Jeffries Accuses Republicans of Prolonging National Security Crisis
House Minority Leader Hakeem Jeffries blasted the Republican strategy, calling it a deliberate attempt to manufacture a crisis. Jeffries argued that the Senate's bipartisan bill provided a clear path to ending the shutdown and ensuring that federal employees receive their pay. He urged the Speaker to allow a vote on the Senate measure, confident it would pass with a coalition of Democrats and moderate Republicans. Jeffries suggested that Johnson is more interested in satisfying Trump than in securing the nation's borders. Democrats have begun circulating a discharge petition to force a vote on the Senate's funding plan.
Republican leaders dismiss the discharge petition as a political stunt that will not garner enough GOP support to succeed. For one, the petition process is historically slow and requires 218 signatures, a threshold that remains out of reach for Democrats in the current environment. House Republicans are instead focusing on their own 60-day funding patch, which they believe puts the responsibility back on the Senate. They argue that if the Senate rejects the House stopgap, the upper chamber will be responsible for the continued closure of the Department of Homeland Security. The blame game has characterized the 42-day standoff since its inception.
On closer inspection, the political cost of the shutdown is starting to weigh on members in swing districts. Recent polling indicates that voters are increasingly frustrated with the gridlock in Washington, though the blame is divided along partisan lines.

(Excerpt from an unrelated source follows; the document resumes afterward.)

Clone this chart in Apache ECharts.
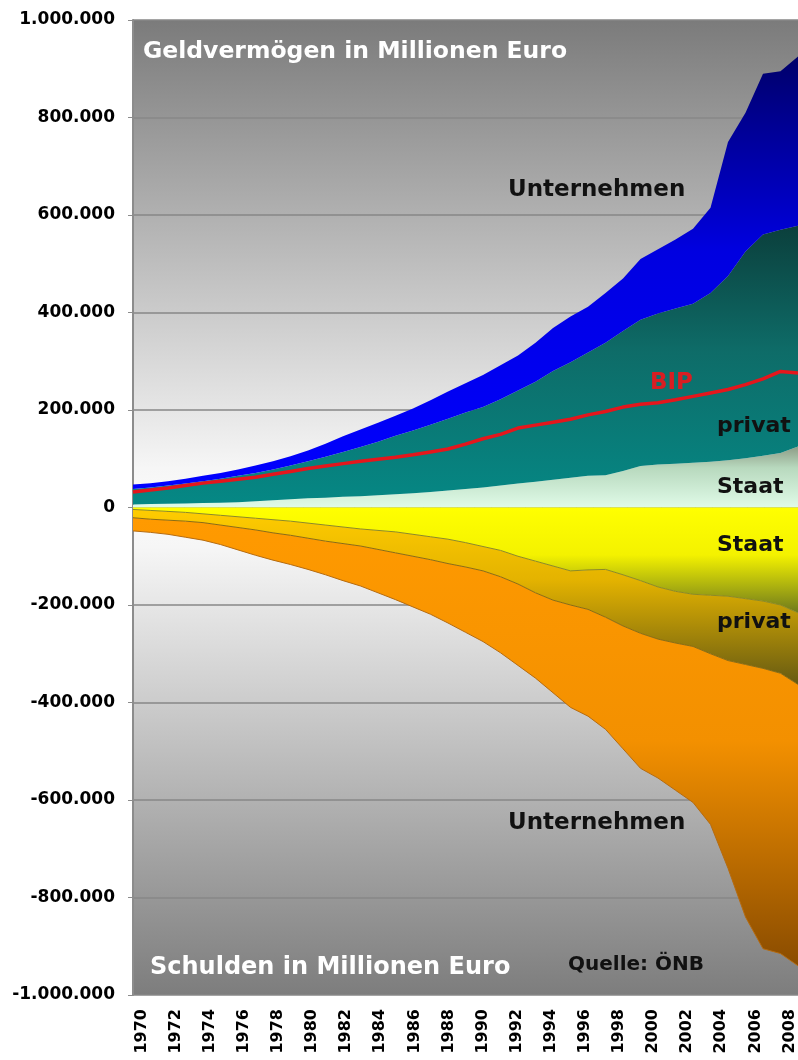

Democrats believe the public will ultimately fault the GOP for rejecting a bipartisan solution. Republicans gamble that their base will reward them for standing firm on ICE funding. Two parties remain entrenched in their respective positions. Security operations at the border and in airports across the country continue to suffer from the lack of a stable budget. No immediate end to the deadlock is in sight.
The Elite Tribune Perspective
Why should the American public believe that a political party capable of starving its own security apparatus actually cares about border integrity? The current theater in the House of Representatives suggests that the Department of Homeland Security is being treated not as an essential organ of the state, but as a convenient hostage for a populist power play. Speaker Johnson’s dismissal of the Senate deal as a joke reveals a dangerous detachment from the operational realities of the TSA and CBP agents working without compensation.
If the GOP truly prioritized the border, they would fund the agencies responsible for its defense rather than forcing them to operate on the fumes of an executive order. The spectacle of House members shaming their Senate counterparts in airports, while those very airports suffer from underfunded security, is a level of irony that should offend every taxpayer. It isn't about policy; it's about a performative loyalty to a former president who views the federal budget as a personal bargaining chip.
By rejecting a bipartisan path forward, the House has chosen a strategy of maximum friction, ensuring that the 42-day shutdown will drag on until the system reaches a breaking point. The House GOP has replaced governance with a suicide pact.